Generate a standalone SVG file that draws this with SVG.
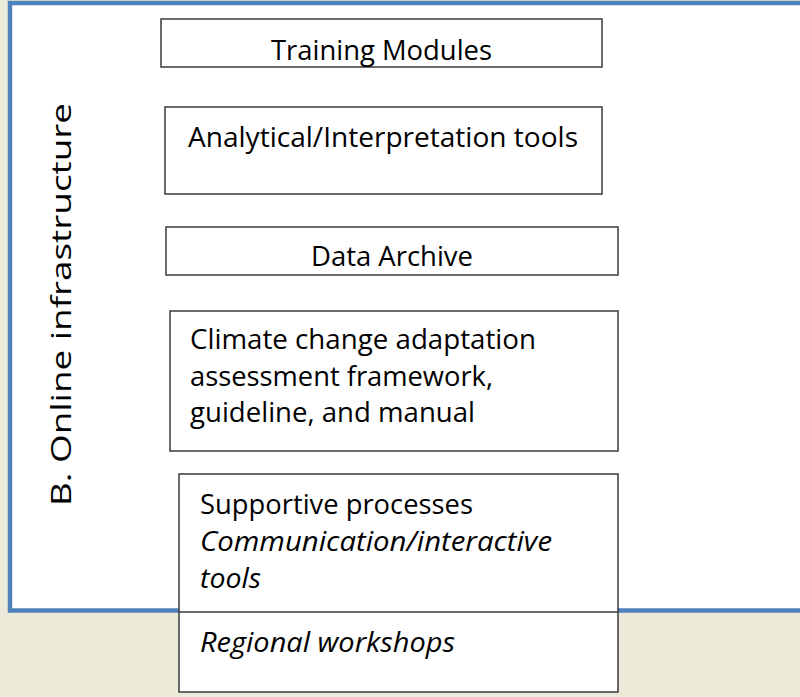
<svg xmlns="http://www.w3.org/2000/svg" width="800" height="697" viewBox="0 0 800 697">
  <style>
    .box { fill: #ffffff; stroke: #3a3a3a; stroke-width: 1.5; }
    .t { font-family: "Open Sans", "Noto Sans", "DejaVu Sans", sans-serif; font-size: 28px; fill: #000000; }
    .c { text-anchor: middle; }
    .i { font-style: italic; }
  </style>
  <rect x="0" y="0" width="800" height="697" fill="#ECEBD9"/>
  <g id="frame">
    <rect x="10" y="3" width="800" height="607.5" fill="#ffffff" stroke="#4F81BD" stroke-width="4.5"/>
    <text class="t" transform="translate(71,506) rotate(-90)" font-size="38" textLength="403" lengthAdjust="spacingAndGlyphs">B. Online infrastructure</text>
  </g>
  <g id="connectors"/>
  <g id="training-modules">
    <rect class="box" x="161" y="19" width="441" height="48"/>
    <text class="t c" x="381.5" y="60" textLength="221" lengthAdjust="spacingAndGlyphs">Training Modules</text>
  </g>
  <g id="analytical-tools">
    <rect class="box" x="165" y="107" width="437" height="87"/>
    <text class="t c" x="383" y="147" textLength="390" lengthAdjust="spacingAndGlyphs">Analytical/Interpretation tools</text>
  </g>
  <g id="data-archive">
    <rect class="box" x="166" y="227" width="452" height="48"/>
    <text class="t c" x="392" y="266" textLength="162" lengthAdjust="spacingAndGlyphs">Data Archive</text>
  </g>
  <g id="framework">
    <rect class="box" x="170" y="311" width="448" height="140"/>
    <text class="t" x="190" y="349" textLength="346" lengthAdjust="spacingAndGlyphs">Climate change adaptation</text>
    <text class="t" x="190" y="386" textLength="303" lengthAdjust="spacingAndGlyphs">assessment framework,</text>
    <text class="t" x="190" y="422" textLength="285" lengthAdjust="spacingAndGlyphs">guideline, and manual</text>
  </g>
  <g id="supportive-processes">
    <rect class="box" x="179" y="474" width="439" height="218"/>
    <line x1="179" y1="612" x2="618" y2="612" stroke="#3a3a3a" stroke-width="1.5"/>
    <text class="t" x="200" y="514" textLength="273" lengthAdjust="spacingAndGlyphs">Supportive processes</text>
    <text class="t i" x="200" y="551" textLength="352" lengthAdjust="spacingAndGlyphs">Communication/interactive</text>
    <text class="t i" x="200" y="588" textLength="61" lengthAdjust="spacingAndGlyphs">tools</text>
    <text class="t i" x="200" y="652" textLength="255" lengthAdjust="spacingAndGlyphs">Regional workshops</text>
  </g>
</svg>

#####

## PROBLEM DETAILS
Write out each line again precisely as it appears, skipping every picture.

## RIGHT ANSWER
Generate a standalone SVG file that draws this with SVG.
<svg xmlns="http://www.w3.org/2000/svg" width="800" height="697" viewBox="0 0 800 697">
  <style>
    .box { fill: #ffffff; stroke: #3a3a3a; stroke-width: 1.5; }
    .t { font-family: "Open Sans", "Noto Sans", "DejaVu Sans", sans-serif; font-size: 28px; fill: #000000; }
    .c { text-anchor: middle; }
    .i { font-style: italic; }
  </style>
  <rect x="0" y="0" width="800" height="697" fill="#ECEBD9"/>
  <g id="frame">
    <rect x="10" y="3" width="800" height="607.5" fill="#ffffff" stroke="#4F81BD" stroke-width="4.5"/>
    <text class="t" transform="translate(71,506) rotate(-90)" font-size="38" textLength="403" lengthAdjust="spacingAndGlyphs">B. Online infrastructure</text>
  </g>
  <g id="connectors"/>
  <g id="training-modules">
    <rect class="box" x="161" y="19" width="441" height="48"/>
    <text class="t c" x="381.5" y="60" textLength="221" lengthAdjust="spacingAndGlyphs">Training Modules</text>
  </g>
  <g id="analytical-tools">
    <rect class="box" x="165" y="107" width="437" height="87"/>
    <text class="t c" x="383" y="147" textLength="390" lengthAdjust="spacingAndGlyphs">Analytical/Interpretation tools</text>
  </g>
  <g id="data-archive">
    <rect class="box" x="166" y="227" width="452" height="48"/>
    <text class="t c" x="392" y="266" textLength="162" lengthAdjust="spacingAndGlyphs">Data Archive</text>
  </g>
  <g id="framework">
    <rect class="box" x="170" y="311" width="448" height="140"/>
    <text class="t" x="190" y="349" textLength="346" lengthAdjust="spacingAndGlyphs">Climate change adaptation</text>
    <text class="t" x="190" y="386" textLength="303" lengthAdjust="spacingAndGlyphs">assessment framework,</text>
    <text class="t" x="190" y="422" textLength="285" lengthAdjust="spacingAndGlyphs">guideline, and manual</text>
  </g>
  <g id="supportive-processes">
    <rect class="box" x="179" y="474" width="439" height="218"/>
    <line x1="179" y1="612" x2="618" y2="612" stroke="#3a3a3a" stroke-width="1.5"/>
    <text class="t" x="200" y="514" textLength="273" lengthAdjust="spacingAndGlyphs">Supportive processes</text>
    <text class="t i" x="200" y="551" textLength="352" lengthAdjust="spacingAndGlyphs">Communication/interactive</text>
    <text class="t i" x="200" y="588" textLength="61" lengthAdjust="spacingAndGlyphs">tools</text>
    <text class="t i" x="200" y="652" textLength="255" lengthAdjust="spacingAndGlyphs">Regional workshops</text>
  </g>
</svg>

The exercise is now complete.